PROMPT: Quote the listing in full, exactly as given, minus any pictures.

_ _ _ _

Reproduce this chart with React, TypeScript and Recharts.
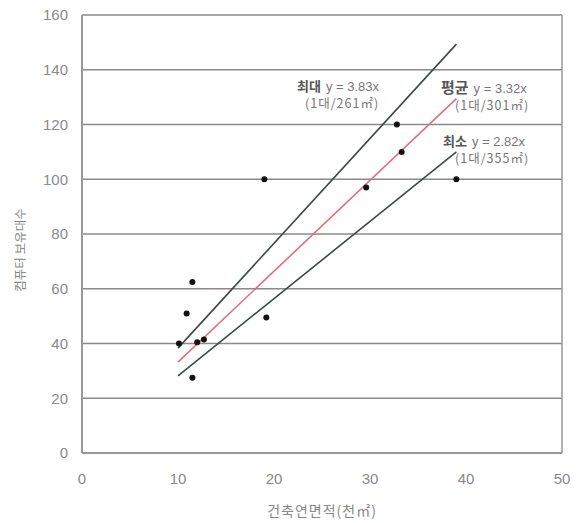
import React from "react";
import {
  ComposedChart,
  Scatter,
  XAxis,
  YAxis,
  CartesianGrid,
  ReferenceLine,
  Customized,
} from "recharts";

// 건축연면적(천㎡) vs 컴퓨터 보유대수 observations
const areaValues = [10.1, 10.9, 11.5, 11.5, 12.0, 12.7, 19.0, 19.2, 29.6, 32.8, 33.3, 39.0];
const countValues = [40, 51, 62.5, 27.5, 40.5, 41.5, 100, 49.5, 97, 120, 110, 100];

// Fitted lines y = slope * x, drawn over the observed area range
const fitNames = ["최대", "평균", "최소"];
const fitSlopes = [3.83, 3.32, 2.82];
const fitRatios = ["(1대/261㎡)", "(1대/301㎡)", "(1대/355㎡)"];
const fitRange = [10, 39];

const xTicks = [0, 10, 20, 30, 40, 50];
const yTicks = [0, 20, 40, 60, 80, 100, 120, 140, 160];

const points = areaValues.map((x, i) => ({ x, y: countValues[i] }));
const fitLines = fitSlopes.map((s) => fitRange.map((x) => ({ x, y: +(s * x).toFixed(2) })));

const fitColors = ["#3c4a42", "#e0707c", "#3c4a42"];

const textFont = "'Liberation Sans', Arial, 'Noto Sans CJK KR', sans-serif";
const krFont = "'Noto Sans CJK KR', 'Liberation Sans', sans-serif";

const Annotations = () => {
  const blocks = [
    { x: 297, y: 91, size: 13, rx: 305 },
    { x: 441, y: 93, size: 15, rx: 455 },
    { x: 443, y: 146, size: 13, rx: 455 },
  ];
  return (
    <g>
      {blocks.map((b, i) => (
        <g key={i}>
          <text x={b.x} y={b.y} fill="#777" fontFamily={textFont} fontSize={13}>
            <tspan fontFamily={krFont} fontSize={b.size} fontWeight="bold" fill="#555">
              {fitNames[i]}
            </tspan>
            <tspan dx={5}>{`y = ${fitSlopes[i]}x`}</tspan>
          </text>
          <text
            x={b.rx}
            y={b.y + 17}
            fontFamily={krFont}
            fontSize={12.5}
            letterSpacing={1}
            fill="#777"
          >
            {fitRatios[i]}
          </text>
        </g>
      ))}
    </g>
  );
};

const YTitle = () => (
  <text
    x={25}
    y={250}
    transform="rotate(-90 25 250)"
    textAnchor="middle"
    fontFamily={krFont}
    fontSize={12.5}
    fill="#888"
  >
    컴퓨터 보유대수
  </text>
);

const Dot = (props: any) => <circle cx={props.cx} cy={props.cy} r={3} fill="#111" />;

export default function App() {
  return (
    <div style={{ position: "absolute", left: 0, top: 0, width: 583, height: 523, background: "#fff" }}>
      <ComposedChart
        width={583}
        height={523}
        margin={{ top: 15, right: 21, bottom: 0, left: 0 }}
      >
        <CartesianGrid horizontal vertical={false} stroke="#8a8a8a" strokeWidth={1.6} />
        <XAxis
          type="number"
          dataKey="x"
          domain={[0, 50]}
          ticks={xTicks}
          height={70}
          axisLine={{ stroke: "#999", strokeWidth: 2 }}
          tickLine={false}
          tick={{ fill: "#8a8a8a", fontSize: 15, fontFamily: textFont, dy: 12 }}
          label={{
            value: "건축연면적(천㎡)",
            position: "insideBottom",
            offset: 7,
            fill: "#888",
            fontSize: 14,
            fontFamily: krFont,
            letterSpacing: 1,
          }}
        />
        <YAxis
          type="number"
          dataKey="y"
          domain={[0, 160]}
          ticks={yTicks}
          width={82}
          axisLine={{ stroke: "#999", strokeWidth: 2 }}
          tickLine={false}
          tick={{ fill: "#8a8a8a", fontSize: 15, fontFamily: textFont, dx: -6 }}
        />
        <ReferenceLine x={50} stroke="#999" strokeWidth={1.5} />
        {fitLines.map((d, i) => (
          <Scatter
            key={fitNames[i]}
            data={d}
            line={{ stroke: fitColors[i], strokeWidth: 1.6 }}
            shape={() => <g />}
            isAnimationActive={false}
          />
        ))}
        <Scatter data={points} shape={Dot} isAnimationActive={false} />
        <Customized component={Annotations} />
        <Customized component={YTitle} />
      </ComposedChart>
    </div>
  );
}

_ _ _ _

FULL OUTPUT:
Reproduce this chart with React, TypeScript and Recharts.
import React from "react";
import {
  ComposedChart,
  Scatter,
  XAxis,
  YAxis,
  CartesianGrid,
  ReferenceLine,
  Customized,
} from "recharts";

// 건축연면적(천㎡) vs 컴퓨터 보유대수 observations
const areaValues = [10.1, 10.9, 11.5, 11.5, 12.0, 12.7, 19.0, 19.2, 29.6, 32.8, 33.3, 39.0];
const countValues = [40, 51, 62.5, 27.5, 40.5, 41.5, 100, 49.5, 97, 120, 110, 100];

// Fitted lines y = slope * x, drawn over the observed area range
const fitNames = ["최대", "평균", "최소"];
const fitSlopes = [3.83, 3.32, 2.82];
const fitRatios = ["(1대/261㎡)", "(1대/301㎡)", "(1대/355㎡)"];
const fitRange = [10, 39];

const xTicks = [0, 10, 20, 30, 40, 50];
const yTicks = [0, 20, 40, 60, 80, 100, 120, 140, 160];

const points = areaValues.map((x, i) => ({ x, y: countValues[i] }));
const fitLines = fitSlopes.map((s) => fitRange.map((x) => ({ x, y: +(s * x).toFixed(2) })));

const fitColors = ["#3c4a42", "#e0707c", "#3c4a42"];

const textFont = "'Liberation Sans', Arial, 'Noto Sans CJK KR', sans-serif";
const krFont = "'Noto Sans CJK KR', 'Liberation Sans', sans-serif";

const Annotations = () => {
  const blocks = [
    { x: 297, y: 91, size: 13, rx: 305 },
    { x: 441, y: 93, size: 15, rx: 455 },
    { x: 443, y: 146, size: 13, rx: 455 },
  ];
  return (
    <g>
      {blocks.map((b, i) => (
        <g key={i}>
          <text x={b.x} y={b.y} fill="#777" fontFamily={textFont} fontSize={13}>
            <tspan fontFamily={krFont} fontSize={b.size} fontWeight="bold" fill="#555">
              {fitNames[i]}
            </tspan>
            <tspan dx={5}>{`y = ${fitSlopes[i]}x`}</tspan>
          </text>
          <text
            x={b.rx}
            y={b.y + 17}
            fontFamily={krFont}
            fontSize={12.5}
            letterSpacing={1}
            fill="#777"
          >
            {fitRatios[i]}
          </text>
        </g>
      ))}
    </g>
  );
};

const YTitle = () => (
  <text
    x={25}
    y={250}
    transform="rotate(-90 25 250)"
    textAnchor="middle"
    fontFamily={krFont}
    fontSize={12.5}
    fill="#888"
  >
    컴퓨터 보유대수
  </text>
);

const Dot = (props: any) => <circle cx={props.cx} cy={props.cy} r={3} fill="#111" />;

export default function App() {
  return (
    <div style={{ position: "absolute", left: 0, top: 0, width: 583, height: 523, background: "#fff" }}>
      <ComposedChart
        width={583}
        height={523}
        margin={{ top: 15, right: 21, bottom: 0, left: 0 }}
      >
        <CartesianGrid horizontal vertical={false} stroke="#8a8a8a" strokeWidth={1.6} />
        <XAxis
          type="number"
          dataKey="x"
          domain={[0, 50]}
          ticks={xTicks}
          height={70}
          axisLine={{ stroke: "#999", strokeWidth: 2 }}
          tickLine={false}
          tick={{ fill: "#8a8a8a", fontSize: 15, fontFamily: textFont, dy: 12 }}
          label={{
            value: "건축연면적(천㎡)",
            position: "insideBottom",
            offset: 7,
            fill: "#888",
            fontSize: 14,
            fontFamily: krFont,
            letterSpacing: 1,
          }}
        />
        <YAxis
          type="number"
          dataKey="y"
          domain={[0, 160]}
          ticks={yTicks}
          width={82}
          axisLine={{ stroke: "#999", strokeWidth: 2 }}
          tickLine={false}
          tick={{ fill: "#8a8a8a", fontSize: 15, fontFamily: textFont, dx: -6 }}
        />
        <ReferenceLine x={50} stroke="#999" strokeWidth={1.5} />
        {fitLines.map((d, i) => (
          <Scatter
            key={fitNames[i]}
            data={d}
            line={{ stroke: fitColors[i], strokeWidth: 1.6 }}
            shape={() => <g />}
            isAnimationActive={false}
          />
        ))}
        <Scatter data={points} shape={Dot} isAnimationActive={false} />
        <Customized component={Annotations} />
        <Customized component={YTitle} />
      </ComposedChart>
    </div>
  );
}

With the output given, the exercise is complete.